[Data records]
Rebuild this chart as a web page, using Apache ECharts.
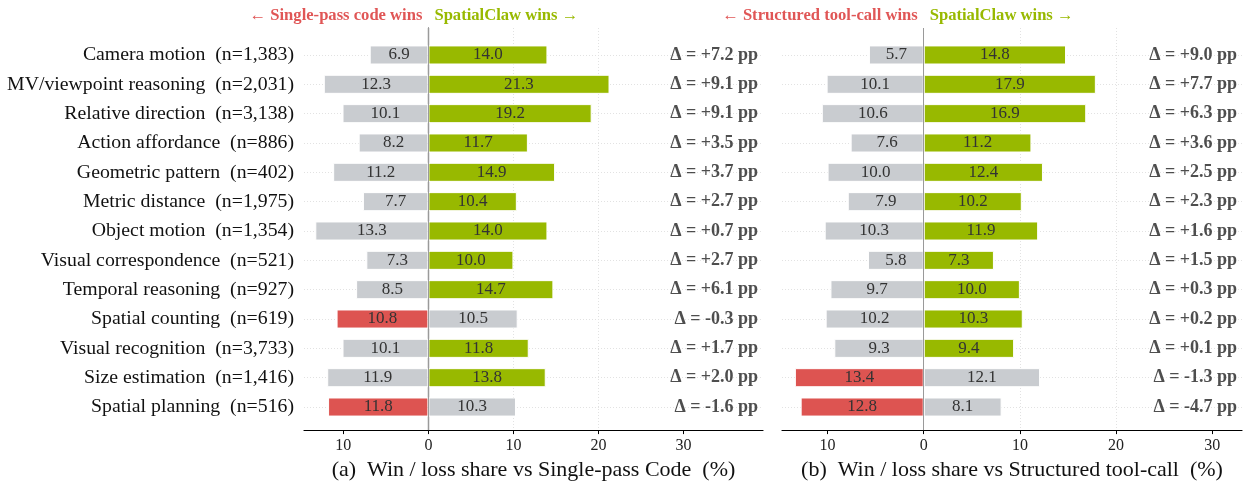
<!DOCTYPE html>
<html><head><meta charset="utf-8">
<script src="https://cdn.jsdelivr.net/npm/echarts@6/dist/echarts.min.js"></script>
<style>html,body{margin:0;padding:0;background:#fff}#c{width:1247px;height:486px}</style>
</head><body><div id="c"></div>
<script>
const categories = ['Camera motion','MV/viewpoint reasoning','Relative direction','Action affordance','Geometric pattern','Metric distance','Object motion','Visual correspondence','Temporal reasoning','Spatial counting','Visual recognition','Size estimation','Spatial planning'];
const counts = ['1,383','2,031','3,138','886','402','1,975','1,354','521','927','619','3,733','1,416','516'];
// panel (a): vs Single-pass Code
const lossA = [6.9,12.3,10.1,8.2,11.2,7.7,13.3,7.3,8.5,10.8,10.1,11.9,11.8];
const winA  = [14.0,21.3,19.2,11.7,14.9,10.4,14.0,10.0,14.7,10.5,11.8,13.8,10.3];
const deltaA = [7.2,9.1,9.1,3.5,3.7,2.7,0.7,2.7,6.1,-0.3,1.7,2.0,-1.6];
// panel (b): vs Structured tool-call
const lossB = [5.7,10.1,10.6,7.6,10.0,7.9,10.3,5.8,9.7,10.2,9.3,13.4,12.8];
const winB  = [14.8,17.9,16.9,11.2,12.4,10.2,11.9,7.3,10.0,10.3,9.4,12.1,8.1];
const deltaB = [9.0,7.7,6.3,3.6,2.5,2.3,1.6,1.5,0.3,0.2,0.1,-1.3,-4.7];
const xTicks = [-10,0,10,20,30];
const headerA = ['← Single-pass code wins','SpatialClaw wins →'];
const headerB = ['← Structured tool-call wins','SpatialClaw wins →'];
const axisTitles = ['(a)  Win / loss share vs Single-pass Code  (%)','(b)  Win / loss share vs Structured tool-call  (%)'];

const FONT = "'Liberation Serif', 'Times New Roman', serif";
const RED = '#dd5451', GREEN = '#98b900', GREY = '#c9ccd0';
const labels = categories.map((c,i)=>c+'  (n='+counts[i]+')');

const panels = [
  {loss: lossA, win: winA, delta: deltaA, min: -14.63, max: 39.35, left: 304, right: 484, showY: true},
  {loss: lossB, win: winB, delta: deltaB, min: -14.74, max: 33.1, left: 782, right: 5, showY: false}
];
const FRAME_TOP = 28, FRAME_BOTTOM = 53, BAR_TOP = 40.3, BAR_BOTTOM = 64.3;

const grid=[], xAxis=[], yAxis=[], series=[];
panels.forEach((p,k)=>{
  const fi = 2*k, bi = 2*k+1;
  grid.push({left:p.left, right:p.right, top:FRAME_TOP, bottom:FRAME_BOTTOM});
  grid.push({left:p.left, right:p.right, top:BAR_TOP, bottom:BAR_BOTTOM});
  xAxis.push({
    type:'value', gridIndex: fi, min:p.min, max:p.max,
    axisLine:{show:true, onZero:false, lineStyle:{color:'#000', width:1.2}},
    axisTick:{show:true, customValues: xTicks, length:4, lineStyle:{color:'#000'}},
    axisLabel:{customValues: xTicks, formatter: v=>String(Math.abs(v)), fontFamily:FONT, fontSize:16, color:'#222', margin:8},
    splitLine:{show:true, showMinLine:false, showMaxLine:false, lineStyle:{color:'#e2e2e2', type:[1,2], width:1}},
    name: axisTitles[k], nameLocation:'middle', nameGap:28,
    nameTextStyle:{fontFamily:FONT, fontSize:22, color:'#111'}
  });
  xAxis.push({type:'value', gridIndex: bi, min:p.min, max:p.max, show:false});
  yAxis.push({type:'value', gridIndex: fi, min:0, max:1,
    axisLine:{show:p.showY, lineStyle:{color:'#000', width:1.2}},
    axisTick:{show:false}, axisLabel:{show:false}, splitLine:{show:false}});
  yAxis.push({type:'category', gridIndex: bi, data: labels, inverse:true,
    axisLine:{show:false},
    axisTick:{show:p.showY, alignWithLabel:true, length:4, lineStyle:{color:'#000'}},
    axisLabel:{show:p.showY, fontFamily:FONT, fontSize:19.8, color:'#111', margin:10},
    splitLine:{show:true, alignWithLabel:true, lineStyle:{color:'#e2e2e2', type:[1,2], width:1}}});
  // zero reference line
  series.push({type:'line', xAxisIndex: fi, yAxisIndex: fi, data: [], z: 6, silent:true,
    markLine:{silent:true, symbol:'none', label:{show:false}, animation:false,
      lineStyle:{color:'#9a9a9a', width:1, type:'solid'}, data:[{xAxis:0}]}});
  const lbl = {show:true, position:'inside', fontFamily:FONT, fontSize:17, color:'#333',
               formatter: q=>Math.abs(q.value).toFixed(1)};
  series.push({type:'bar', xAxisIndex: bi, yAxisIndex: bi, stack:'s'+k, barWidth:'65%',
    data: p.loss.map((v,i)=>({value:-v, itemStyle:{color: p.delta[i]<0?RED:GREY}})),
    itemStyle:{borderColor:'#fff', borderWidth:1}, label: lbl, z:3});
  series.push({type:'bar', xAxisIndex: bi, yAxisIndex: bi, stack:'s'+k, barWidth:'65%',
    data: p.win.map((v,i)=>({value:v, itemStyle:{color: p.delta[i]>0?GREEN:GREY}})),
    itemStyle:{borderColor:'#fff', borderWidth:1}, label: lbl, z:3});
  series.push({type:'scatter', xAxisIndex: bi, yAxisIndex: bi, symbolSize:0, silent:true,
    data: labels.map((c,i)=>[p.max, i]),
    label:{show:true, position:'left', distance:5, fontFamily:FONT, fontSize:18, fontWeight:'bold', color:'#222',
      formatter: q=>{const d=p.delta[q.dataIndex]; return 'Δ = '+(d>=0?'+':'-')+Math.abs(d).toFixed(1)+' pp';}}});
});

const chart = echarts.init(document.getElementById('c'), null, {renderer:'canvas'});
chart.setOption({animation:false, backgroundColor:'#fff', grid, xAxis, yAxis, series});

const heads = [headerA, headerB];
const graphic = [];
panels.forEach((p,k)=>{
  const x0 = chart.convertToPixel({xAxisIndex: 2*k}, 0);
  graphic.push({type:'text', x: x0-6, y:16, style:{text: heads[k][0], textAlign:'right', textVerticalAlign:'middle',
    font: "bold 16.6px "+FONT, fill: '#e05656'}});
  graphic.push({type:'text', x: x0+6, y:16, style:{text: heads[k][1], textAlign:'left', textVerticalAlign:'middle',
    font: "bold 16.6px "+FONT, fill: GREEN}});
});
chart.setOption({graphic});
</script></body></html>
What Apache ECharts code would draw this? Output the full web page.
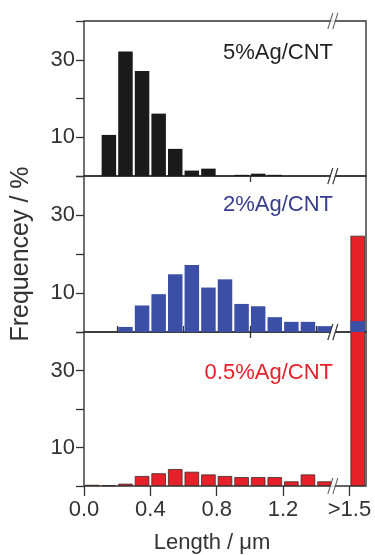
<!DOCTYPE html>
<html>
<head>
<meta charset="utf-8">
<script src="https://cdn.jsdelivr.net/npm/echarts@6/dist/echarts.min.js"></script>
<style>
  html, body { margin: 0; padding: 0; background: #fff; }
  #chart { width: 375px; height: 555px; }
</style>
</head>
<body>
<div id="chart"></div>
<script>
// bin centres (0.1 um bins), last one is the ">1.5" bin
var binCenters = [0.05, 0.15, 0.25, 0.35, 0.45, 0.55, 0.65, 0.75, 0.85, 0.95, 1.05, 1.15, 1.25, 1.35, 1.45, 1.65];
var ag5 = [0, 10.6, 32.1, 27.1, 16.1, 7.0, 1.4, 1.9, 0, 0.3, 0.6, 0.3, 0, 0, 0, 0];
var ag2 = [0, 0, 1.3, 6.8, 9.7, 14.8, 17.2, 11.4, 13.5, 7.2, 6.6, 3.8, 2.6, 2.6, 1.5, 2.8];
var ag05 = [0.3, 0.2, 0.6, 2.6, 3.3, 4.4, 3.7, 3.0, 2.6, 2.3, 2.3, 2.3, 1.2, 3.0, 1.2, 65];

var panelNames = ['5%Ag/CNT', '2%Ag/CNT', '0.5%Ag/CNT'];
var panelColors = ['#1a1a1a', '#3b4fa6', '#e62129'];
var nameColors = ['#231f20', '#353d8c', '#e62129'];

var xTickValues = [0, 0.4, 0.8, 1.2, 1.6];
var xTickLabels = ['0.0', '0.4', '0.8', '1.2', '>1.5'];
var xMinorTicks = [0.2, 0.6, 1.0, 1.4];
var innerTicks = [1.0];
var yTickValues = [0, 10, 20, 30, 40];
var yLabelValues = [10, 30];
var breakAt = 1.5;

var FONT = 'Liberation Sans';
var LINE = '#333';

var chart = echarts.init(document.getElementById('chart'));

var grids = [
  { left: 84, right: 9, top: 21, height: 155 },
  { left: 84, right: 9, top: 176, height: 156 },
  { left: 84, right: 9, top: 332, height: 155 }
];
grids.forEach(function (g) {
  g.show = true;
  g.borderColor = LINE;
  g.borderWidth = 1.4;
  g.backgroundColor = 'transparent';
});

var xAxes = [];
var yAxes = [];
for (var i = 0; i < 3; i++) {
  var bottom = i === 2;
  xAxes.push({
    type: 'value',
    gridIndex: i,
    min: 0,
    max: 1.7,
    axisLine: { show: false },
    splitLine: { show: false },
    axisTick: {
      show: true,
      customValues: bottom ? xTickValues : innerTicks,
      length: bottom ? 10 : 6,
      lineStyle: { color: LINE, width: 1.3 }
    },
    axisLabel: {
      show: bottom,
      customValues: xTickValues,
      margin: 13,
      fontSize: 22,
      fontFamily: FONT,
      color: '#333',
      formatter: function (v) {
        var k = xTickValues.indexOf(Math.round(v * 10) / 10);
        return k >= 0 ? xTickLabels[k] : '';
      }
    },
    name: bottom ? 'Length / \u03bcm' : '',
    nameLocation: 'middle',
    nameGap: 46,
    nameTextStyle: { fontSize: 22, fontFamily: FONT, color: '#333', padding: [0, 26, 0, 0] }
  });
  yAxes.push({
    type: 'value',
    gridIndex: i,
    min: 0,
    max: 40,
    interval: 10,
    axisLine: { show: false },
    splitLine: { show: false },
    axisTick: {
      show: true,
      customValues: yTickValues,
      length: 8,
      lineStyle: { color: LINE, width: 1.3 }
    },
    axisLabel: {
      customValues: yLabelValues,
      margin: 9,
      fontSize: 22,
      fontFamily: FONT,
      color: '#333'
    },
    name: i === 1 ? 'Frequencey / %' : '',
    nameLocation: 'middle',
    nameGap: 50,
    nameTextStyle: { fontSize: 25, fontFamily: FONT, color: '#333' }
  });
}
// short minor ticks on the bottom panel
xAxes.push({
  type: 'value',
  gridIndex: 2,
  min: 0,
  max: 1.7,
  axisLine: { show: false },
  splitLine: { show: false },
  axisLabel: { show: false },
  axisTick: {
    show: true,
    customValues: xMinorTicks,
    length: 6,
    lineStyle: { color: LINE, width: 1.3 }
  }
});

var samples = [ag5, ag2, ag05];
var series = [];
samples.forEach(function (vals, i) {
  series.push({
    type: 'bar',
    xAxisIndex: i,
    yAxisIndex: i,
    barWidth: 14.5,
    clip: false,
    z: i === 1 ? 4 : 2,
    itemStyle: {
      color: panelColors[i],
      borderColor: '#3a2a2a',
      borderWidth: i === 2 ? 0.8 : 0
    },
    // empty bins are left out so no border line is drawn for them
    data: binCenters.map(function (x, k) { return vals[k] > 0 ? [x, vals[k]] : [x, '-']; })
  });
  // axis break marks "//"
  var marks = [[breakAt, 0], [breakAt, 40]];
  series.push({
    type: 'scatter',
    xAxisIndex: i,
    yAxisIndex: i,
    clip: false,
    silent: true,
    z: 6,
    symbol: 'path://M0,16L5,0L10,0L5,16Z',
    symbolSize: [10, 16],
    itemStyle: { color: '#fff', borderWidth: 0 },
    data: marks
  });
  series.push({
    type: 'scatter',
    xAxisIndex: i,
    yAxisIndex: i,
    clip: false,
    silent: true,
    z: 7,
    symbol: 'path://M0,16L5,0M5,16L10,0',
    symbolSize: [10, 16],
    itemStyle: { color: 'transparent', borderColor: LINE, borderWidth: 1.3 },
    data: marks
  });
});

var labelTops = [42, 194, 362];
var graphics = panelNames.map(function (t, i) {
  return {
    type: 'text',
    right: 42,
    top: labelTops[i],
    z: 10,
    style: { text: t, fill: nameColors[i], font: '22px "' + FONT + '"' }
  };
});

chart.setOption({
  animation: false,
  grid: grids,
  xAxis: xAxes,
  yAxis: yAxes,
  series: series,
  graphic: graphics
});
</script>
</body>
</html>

- GIVEN EXERCISE -
Identify each line holding the string "page", and copy it out.

- COMPLETE RESPONSE -
Rebuild this chart as a web page, using Apache ECharts.
What Apache ECharts code would draw this? Output the full web page.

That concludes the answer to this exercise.